* To do
Repeat the listing that follows, character for character, minus the pictures.

* Available data
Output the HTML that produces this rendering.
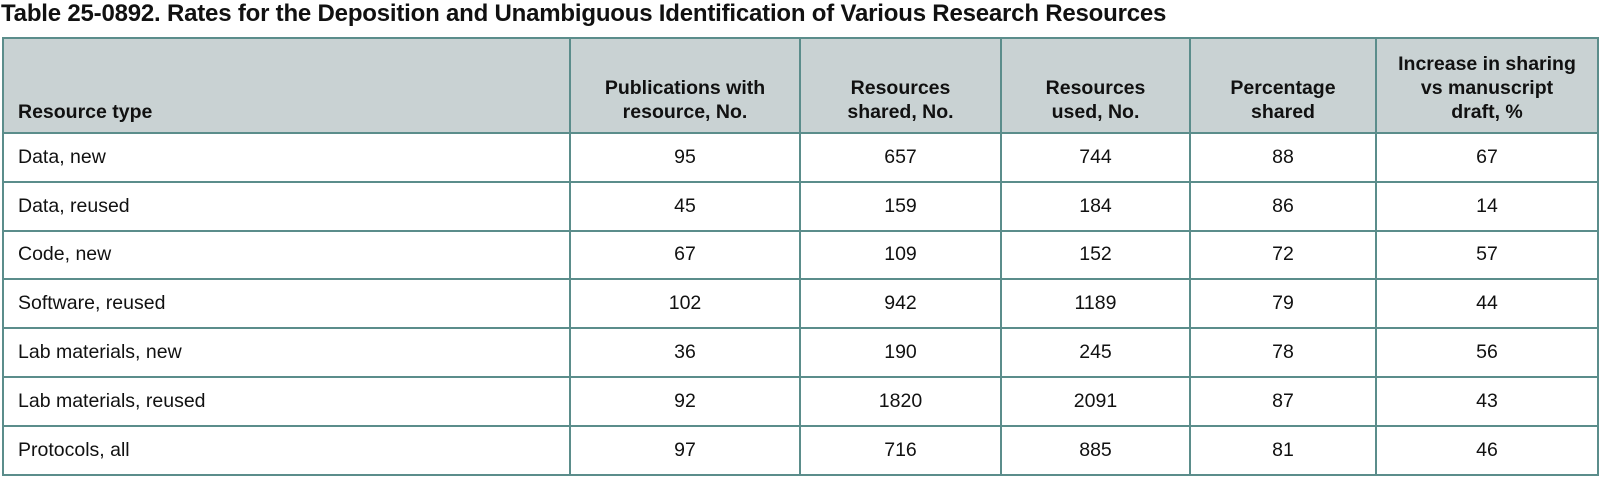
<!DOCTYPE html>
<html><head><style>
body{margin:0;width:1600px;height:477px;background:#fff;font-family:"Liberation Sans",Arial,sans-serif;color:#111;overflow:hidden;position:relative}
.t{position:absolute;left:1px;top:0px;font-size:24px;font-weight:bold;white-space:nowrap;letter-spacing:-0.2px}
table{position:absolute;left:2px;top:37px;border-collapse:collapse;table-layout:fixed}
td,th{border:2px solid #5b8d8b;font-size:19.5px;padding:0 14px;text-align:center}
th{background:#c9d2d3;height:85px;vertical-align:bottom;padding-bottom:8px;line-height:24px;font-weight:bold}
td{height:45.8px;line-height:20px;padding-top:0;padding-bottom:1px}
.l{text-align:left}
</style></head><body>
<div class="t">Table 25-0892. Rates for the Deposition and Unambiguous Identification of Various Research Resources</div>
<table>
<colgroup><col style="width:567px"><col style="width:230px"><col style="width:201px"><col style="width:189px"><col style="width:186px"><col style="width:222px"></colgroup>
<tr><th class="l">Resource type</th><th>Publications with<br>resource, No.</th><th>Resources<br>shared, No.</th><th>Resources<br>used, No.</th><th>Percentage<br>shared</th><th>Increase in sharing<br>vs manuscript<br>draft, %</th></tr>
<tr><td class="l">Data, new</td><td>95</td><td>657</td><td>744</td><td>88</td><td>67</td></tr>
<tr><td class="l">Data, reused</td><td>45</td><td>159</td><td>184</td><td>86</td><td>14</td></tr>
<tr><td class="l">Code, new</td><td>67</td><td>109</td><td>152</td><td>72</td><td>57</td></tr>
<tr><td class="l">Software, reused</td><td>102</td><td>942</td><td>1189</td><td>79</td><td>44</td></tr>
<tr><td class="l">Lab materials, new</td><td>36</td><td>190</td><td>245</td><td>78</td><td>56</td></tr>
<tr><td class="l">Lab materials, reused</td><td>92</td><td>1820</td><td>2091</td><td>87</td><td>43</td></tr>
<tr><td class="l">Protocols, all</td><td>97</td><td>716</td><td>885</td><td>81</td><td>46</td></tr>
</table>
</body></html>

* Task solution
Output the HTML that produces this rendering.
<!DOCTYPE html>
<html><head><style>
body{margin:0;width:1600px;height:477px;background:#fff;font-family:"Liberation Sans",Arial,sans-serif;color:#111;overflow:hidden;position:relative}
.t{position:absolute;left:1px;top:0px;font-size:24px;font-weight:bold;white-space:nowrap;letter-spacing:-0.2px}
table{position:absolute;left:2px;top:37px;border-collapse:collapse;table-layout:fixed}
td,th{border:2px solid #5b8d8b;font-size:19.5px;padding:0 14px;text-align:center}
th{background:#c9d2d3;height:85px;vertical-align:bottom;padding-bottom:8px;line-height:24px;font-weight:bold}
td{height:45.8px;line-height:20px;padding-top:0;padding-bottom:1px}
.l{text-align:left}
</style></head><body>
<div class="t">Table 25-0892. Rates for the Deposition and Unambiguous Identification of Various Research Resources</div>
<table>
<colgroup><col style="width:567px"><col style="width:230px"><col style="width:201px"><col style="width:189px"><col style="width:186px"><col style="width:222px"></colgroup>
<tr><th class="l">Resource type</th><th>Publications with<br>resource, No.</th><th>Resources<br>shared, No.</th><th>Resources<br>used, No.</th><th>Percentage<br>shared</th><th>Increase in sharing<br>vs manuscript<br>draft, %</th></tr>
<tr><td class="l">Data, new</td><td>95</td><td>657</td><td>744</td><td>88</td><td>67</td></tr>
<tr><td class="l">Data, reused</td><td>45</td><td>159</td><td>184</td><td>86</td><td>14</td></tr>
<tr><td class="l">Code, new</td><td>67</td><td>109</td><td>152</td><td>72</td><td>57</td></tr>
<tr><td class="l">Software, reused</td><td>102</td><td>942</td><td>1189</td><td>79</td><td>44</td></tr>
<tr><td class="l">Lab materials, new</td><td>36</td><td>190</td><td>245</td><td>78</td><td>56</td></tr>
<tr><td class="l">Lab materials, reused</td><td>92</td><td>1820</td><td>2091</td><td>87</td><td>43</td></tr>
<tr><td class="l">Protocols, all</td><td>97</td><td>716</td><td>885</td><td>81</td><td>46</td></tr>
</table>
</body></html>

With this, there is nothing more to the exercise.